It had been quite a long while since I played, but i recently went through a campaign and had a lot of fun. I had been very critical over well, the entire skill system for awhile. The current skill system is a massive improvement over those early implementations, the balance is way better, the available OP points on hulls are consistent now, story points provide a nice extra path for progression. I'm still not a fan of arbitrary damage bonuses and similar but it's not really a problem in the current balance i dont think.
However, i want to attempt an another appeal at tweaking the balance between combat and fleet skills. I have a lot of fun piloting my ship, my favorite being the odyssey (since apogee seems to have gotten a couple redesigns and doesn't really play well as a flagship anymore). Even piloting well, it usually feels much better to get a skill that benefits the whole fleet rather than only your flagship. If it were designed such that it was a power transfer between your flagship or your fleet, a choice between a single strongly buffed ship or many weaker ships, classic narrow and tall or wide and short, it would be fine. But instead of wide and short, it's wide and short but with a big power dip right where the player's ship in the fleet is.
As is, if you do not put a lot of points into combat, then it feels like everyone in your fleet except you gets to have a fun, competent ship. All your officered ships get to bleed off hard flux, have higher top speed, get more plasma burns, get extra flux, deal more damage, higher peak operating time, etc, except the one you're flying, because screw you, player. This blatantly sucks, why am i jealous of my own NPCs, alex! I suggest allowing the player to put an AI officer for skills on their own ship or otherwise be able to use the skills of an officered ship when in control of it.
Thinking about the kind of player who will want to specialize into the command style or who doesn't want to command a ship or isnt entirely comfortable with it, they might not be confident in controlling their ship manually. The very last thing a player who isn't confident in controlling ships manually needs is to be further discouraged from piloting! The knowledge that just by taking control of a ship the shields will get weaker, guns will do less damage, etc is a huge discouragement to players from engaging more with piloting. As an aside, the big 5-6 ordo kill fleets i see don't involve player piloting either, so at current it seems "Optimal" to not pilot your ships at all, which isn't very fun...

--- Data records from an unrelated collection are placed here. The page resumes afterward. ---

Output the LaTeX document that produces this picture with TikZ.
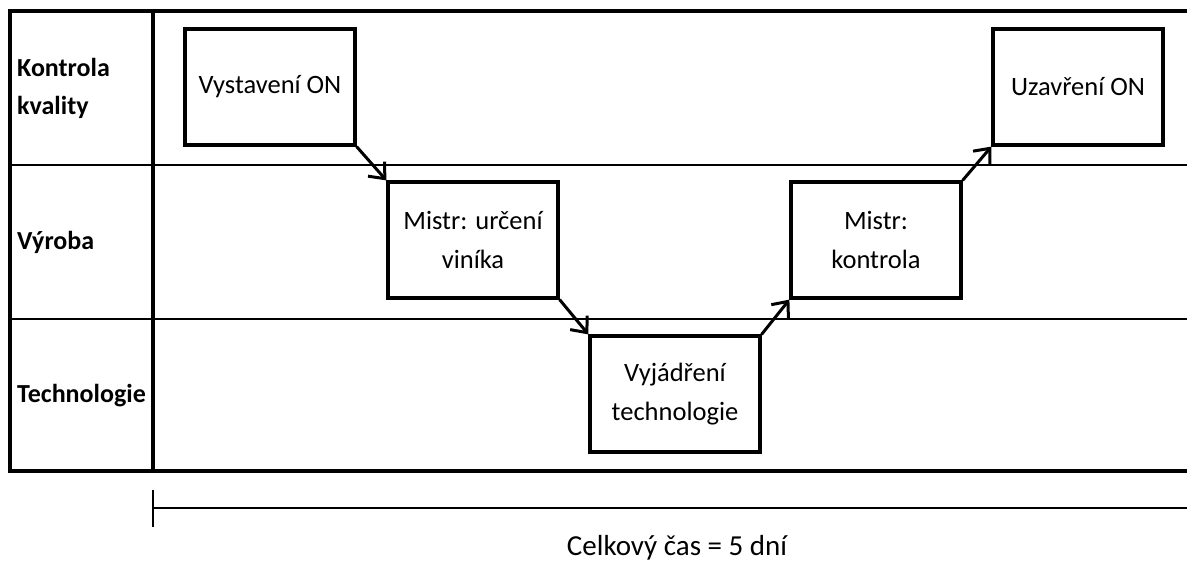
\documentclass[tikz,border=0pt]{standalone}
\usepackage{fontspec}
\setmainfont{Carlito}
\usetikzlibrary{arrows.meta}

\begin{document}
\begin{tikzpicture}[x=1pt,y=-1pt,
  box/.style={draw, line width=3.2pt, minimum width=170pt, minimum height=116pt, align=center, font=\fontsize{26.5}{39}\selectfont},
  flow/.style={line width=3pt, -{Straight Barb[length=13pt,width=22pt,line width=3pt]}},
  lane/.style={anchor=west, align=left, inner sep=0pt, font=\fontsize{26}{38}\selectfont\bfseries}]
\useasboundingbox (0,0) rectangle (1187,565);
\draw[line width=3.6pt] (1187,11) -- (10,11) -- (10,471) -- (1187,471);
\draw[line width=3.6pt] (153,11) -- (153,471);
\draw[line width=1.6pt] (10,165) -- (1187,165);
\draw[line width=1.6pt] (10,319) -- (1187,319);
\node[lane] (kvalita) at (17,88) {Kontrola\\kvality};
\node[lane] (vyroba) at (17,242) {Výroba};
\node[lane] (technologie) at (17,396) {Technologie};
\node[box] (vystaveni) at (270,87) {Vystavení ON};
\node[box] (urceni) at (473,240) {Mistr: určení\\viníka};
\node[box] (vyjadreni) at (675,394) {Vyjádření\\technologie};
\node[box] (kontrola) at (876,240) {Mistr:\\kontrola};
\node[box] (uzavreni) at (1078,87) {Uzavření ON};
\draw[flow] (vystaveni.south east) -- (urceni.north west);
\draw[flow] (urceni.south east) -- (vyjadreni.north west);
\draw[flow] (vyjadreni.north east) -- (kontrola.south west);
\draw[flow] (kontrola.north east) -- (uzavreni.south west);
\draw[line width=1.6pt] (153,490) -- (153,527);
\draw[line width=1.6pt] (153,508) -- (1187,508);
\node[font=\fontsize{29}{34}\selectfont] (celkem) at (677,548) {Celkový čas = 5 dní};
\end{tikzpicture}
\end{document}
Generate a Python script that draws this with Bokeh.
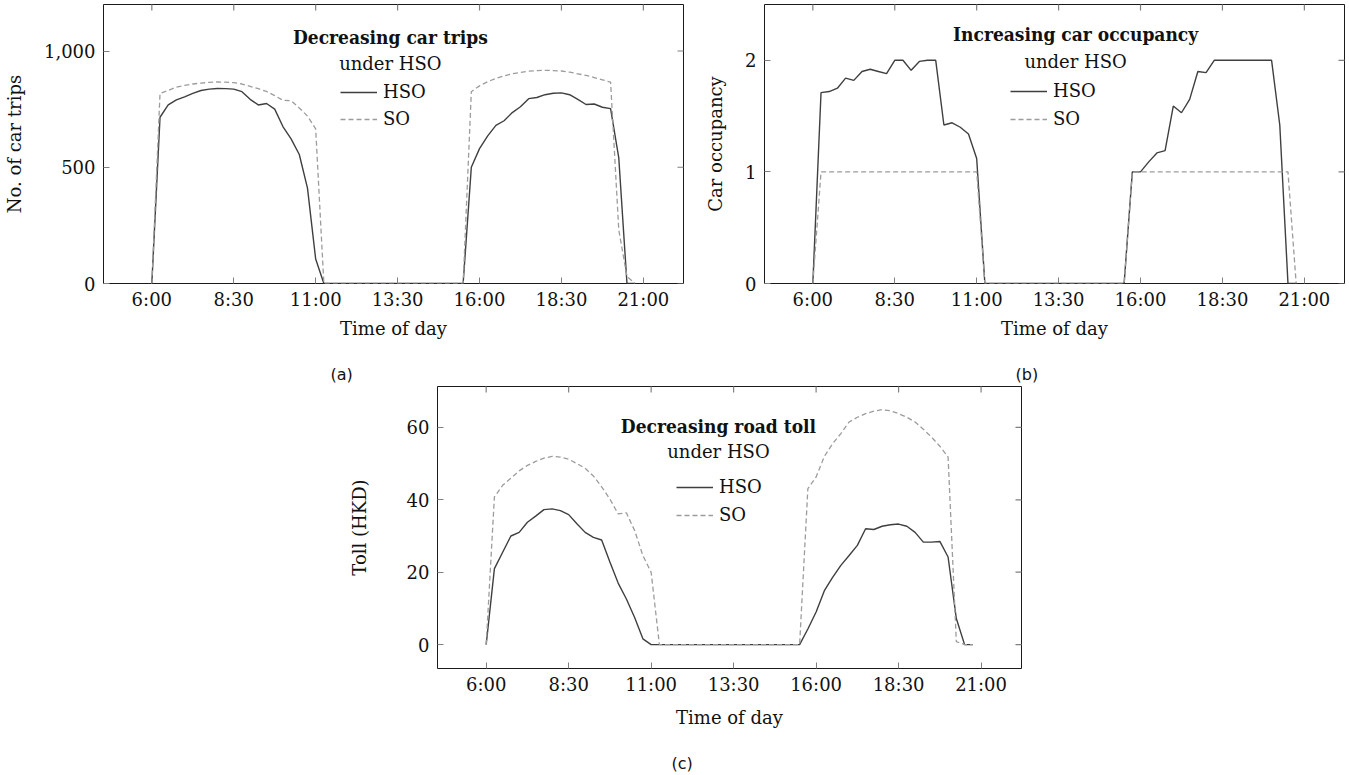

I think, if it became possible to put an officer on your flagship right now, it would certainly break the game's balance. If you could always use an officer for your flagship's combat skills, then even extra elite skills the player would be able to use would typically not be worth it compared to having a rank 6 or 7 officer then the player simply putting 5 more points into leadership (one of those points will give extra officers too, which would end up offsetting the officer you'd otherwise be losing by putting into your own ship. But it's not a balance change that would be incredibly far off from working. It's hard for me to say which direction would work for starsector, but reducing the base officer count and distributing more via skills (unlocking officer slots from combat skills anyone?), maybe having minor fleet bonuses on existing combat skills when taken by the player, maybe even giving the player a different combat skill pool than officers would be good here.
By the way, hull restoration might be my favorite skill in the game, it's a huge upgrade to the gameplay experience. It's always been annoying to me how AI are really stupid and frequently get your assets killed by random chance (did two friendly paragons really need to sandwich hug my shrike to death?) The actual credits cost of losing frigates, destroyers and other smaller ships this way was always dwarfed by the annoyance factor of having to find or order replacement ships and refit them. For big ships, the cost of dock restoration always being higher than the hull cost of the ship itself is also an issue (though losing them is way rarer), sure i could go find a new one instead of restoring this one, but that is such a drag on gameplay and the fun factor. Story point upgrades on ships help us not lose them as well now which is another neat addition, but hull restoration just helps me not care when an AI piloted ship suicides in some ridiculous way, which makes me want to play campaigns for much longer without getting bogged down in that feeling of tedium from attrition managing a late-game fleet.